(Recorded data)
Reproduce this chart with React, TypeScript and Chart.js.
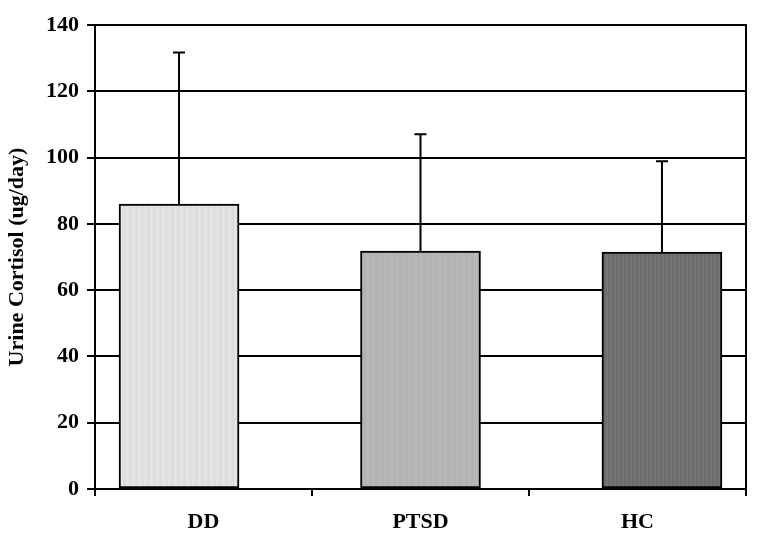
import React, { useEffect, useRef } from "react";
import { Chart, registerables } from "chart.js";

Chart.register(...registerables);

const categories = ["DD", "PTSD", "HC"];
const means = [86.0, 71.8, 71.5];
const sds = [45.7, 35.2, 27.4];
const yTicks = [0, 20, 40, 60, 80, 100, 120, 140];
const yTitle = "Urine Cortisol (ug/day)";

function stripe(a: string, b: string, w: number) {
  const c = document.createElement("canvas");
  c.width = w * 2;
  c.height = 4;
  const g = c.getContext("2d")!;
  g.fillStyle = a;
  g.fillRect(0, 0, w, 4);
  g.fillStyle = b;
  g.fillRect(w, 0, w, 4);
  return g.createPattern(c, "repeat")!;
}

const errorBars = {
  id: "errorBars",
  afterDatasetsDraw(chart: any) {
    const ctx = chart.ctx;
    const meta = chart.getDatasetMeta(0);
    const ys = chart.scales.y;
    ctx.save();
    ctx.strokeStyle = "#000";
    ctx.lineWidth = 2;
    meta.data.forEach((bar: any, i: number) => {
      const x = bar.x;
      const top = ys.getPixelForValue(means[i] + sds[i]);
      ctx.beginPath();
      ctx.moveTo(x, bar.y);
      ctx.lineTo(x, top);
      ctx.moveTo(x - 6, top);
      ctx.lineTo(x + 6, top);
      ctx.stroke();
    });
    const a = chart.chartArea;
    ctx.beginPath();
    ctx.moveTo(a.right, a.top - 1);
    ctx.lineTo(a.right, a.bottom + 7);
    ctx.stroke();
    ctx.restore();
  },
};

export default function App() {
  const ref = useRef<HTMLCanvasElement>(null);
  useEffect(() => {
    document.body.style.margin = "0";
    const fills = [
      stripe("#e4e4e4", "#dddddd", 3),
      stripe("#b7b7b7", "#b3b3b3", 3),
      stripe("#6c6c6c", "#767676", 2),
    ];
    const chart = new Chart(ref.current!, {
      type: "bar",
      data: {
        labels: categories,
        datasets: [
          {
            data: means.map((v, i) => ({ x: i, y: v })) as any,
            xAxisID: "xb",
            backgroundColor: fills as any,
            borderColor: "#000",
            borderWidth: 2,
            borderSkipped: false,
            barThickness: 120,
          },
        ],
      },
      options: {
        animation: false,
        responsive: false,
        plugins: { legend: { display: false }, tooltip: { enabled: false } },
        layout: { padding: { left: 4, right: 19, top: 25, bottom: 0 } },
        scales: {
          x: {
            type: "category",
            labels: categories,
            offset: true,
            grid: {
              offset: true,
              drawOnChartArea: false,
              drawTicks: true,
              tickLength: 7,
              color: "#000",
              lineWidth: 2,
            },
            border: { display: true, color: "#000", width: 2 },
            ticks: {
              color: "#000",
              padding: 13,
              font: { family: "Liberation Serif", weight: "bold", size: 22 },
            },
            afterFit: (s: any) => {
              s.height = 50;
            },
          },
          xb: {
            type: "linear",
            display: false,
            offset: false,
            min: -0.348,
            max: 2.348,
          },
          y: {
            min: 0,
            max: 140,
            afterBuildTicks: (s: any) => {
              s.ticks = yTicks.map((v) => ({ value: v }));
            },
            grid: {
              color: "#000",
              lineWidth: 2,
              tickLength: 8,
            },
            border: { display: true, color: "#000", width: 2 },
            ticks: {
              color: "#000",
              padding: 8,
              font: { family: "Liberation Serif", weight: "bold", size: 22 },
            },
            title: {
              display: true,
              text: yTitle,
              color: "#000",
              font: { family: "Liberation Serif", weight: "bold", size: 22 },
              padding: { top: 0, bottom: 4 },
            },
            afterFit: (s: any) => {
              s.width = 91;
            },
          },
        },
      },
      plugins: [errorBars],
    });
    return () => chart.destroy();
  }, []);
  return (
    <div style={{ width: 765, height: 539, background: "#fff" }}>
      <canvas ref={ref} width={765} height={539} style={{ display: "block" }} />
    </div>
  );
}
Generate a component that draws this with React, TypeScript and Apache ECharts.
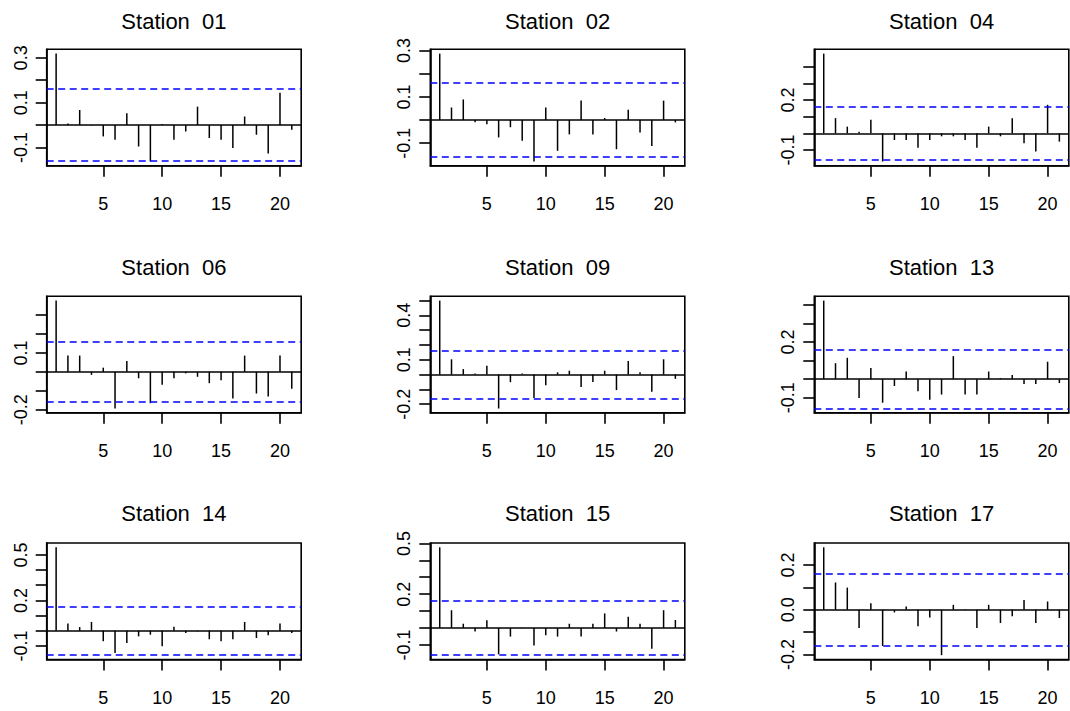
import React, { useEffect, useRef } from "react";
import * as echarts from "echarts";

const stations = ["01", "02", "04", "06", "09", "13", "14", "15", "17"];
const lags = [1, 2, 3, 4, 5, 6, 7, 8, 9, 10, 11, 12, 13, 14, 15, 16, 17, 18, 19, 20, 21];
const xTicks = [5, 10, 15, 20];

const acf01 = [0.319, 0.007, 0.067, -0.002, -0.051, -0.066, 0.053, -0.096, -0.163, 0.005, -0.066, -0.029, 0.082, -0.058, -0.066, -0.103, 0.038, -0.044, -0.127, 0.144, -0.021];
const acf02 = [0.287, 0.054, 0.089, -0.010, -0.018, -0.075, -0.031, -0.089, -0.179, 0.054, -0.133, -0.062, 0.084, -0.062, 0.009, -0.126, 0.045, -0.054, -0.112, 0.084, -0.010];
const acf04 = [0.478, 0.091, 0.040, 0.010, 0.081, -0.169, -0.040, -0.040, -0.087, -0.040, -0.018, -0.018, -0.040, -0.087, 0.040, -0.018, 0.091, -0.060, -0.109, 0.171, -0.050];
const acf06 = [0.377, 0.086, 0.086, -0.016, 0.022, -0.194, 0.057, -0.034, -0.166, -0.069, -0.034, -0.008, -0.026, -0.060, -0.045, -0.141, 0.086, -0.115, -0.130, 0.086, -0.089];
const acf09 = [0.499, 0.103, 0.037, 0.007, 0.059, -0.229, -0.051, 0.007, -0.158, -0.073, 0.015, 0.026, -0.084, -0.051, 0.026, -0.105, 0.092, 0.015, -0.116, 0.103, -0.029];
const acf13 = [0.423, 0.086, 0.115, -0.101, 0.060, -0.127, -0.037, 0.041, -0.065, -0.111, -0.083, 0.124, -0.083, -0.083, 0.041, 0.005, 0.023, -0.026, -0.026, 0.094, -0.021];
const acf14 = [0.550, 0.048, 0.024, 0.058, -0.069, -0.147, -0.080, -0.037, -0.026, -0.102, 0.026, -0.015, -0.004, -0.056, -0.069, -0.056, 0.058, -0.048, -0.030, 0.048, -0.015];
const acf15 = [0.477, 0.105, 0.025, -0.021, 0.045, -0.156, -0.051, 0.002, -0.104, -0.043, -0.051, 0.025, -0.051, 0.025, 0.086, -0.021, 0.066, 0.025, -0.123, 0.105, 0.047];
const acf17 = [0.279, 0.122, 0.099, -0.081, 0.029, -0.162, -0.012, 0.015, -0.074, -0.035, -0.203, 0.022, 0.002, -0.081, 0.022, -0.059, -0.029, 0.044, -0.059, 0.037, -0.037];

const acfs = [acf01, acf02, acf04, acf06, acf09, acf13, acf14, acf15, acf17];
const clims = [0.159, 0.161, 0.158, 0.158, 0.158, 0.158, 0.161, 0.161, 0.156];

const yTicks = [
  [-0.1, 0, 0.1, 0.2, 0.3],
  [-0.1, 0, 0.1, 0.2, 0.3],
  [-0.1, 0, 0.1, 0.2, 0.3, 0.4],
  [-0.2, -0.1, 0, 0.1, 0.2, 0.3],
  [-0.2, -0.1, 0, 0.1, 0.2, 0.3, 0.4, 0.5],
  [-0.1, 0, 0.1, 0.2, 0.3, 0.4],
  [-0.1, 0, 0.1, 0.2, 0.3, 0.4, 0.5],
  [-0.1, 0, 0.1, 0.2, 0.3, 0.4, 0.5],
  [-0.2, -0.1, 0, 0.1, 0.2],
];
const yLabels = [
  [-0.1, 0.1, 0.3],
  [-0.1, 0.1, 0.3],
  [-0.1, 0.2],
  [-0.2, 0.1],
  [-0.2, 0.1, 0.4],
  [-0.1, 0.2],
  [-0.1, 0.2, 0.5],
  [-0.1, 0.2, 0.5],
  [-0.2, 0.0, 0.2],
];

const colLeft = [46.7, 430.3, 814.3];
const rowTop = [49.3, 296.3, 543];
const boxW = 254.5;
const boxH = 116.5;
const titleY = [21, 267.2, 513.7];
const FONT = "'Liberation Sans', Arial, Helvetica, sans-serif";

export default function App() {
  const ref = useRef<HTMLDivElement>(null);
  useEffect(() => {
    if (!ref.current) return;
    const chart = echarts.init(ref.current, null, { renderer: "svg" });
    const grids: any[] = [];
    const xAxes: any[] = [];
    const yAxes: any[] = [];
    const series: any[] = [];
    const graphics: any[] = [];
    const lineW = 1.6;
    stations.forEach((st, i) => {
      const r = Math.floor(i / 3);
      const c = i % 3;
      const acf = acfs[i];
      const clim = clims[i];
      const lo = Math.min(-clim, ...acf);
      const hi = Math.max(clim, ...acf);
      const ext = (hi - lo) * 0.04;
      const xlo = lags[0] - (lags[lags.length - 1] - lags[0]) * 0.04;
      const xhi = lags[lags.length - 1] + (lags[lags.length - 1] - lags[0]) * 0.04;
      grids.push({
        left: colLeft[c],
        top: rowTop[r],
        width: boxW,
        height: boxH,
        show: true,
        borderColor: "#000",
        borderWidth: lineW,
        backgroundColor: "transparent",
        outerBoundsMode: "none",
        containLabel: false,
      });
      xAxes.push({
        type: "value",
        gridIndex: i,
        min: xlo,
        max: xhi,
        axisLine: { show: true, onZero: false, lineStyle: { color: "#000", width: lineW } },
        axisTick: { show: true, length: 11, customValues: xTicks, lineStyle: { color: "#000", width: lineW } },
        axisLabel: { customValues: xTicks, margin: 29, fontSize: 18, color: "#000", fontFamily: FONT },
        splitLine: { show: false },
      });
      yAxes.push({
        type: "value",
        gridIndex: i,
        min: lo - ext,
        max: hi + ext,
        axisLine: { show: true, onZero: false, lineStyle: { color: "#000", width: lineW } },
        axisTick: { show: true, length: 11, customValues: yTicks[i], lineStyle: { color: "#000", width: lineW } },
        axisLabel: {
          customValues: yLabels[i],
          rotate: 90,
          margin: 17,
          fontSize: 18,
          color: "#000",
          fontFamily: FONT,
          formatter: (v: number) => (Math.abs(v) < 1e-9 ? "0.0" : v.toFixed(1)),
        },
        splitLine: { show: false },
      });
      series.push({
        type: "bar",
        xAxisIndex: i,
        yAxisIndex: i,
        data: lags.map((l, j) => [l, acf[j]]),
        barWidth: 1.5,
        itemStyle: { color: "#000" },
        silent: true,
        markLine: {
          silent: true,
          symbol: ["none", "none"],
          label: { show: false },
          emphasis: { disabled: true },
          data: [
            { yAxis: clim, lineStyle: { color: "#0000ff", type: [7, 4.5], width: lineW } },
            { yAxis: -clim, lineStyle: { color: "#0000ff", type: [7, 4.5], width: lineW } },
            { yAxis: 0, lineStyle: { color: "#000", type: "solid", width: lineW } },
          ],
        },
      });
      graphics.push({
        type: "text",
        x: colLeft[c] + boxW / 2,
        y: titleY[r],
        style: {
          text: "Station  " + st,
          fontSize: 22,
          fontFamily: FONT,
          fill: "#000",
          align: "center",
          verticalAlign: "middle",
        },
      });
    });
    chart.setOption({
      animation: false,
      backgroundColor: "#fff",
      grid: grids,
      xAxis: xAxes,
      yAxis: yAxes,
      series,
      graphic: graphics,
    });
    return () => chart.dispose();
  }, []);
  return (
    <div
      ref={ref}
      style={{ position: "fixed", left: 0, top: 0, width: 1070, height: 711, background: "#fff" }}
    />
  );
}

◆ What is expected:
Make an exact copy of the lines from the one that contains "Generate a component" through the one that contains "const xTicks = [5, 10, 15, 20];", both included, and no other lines. Pictures are skipped.

◆ Solution to the problem:
Generate a component that draws this with React, TypeScript and Apache ECharts.
import React, { useEffect, useRef } from "react";
import * as echarts from "echarts";

const stations = ["01", "02", "04", "06", "09", "13", "14", "15", "17"];
const lags = [1, 2, 3, 4, 5, 6, 7, 8, 9, 10, 11, 12, 13, 14, 15, 16, 17, 18, 19, 20, 21];
const xTicks = [5, 10, 15, 20];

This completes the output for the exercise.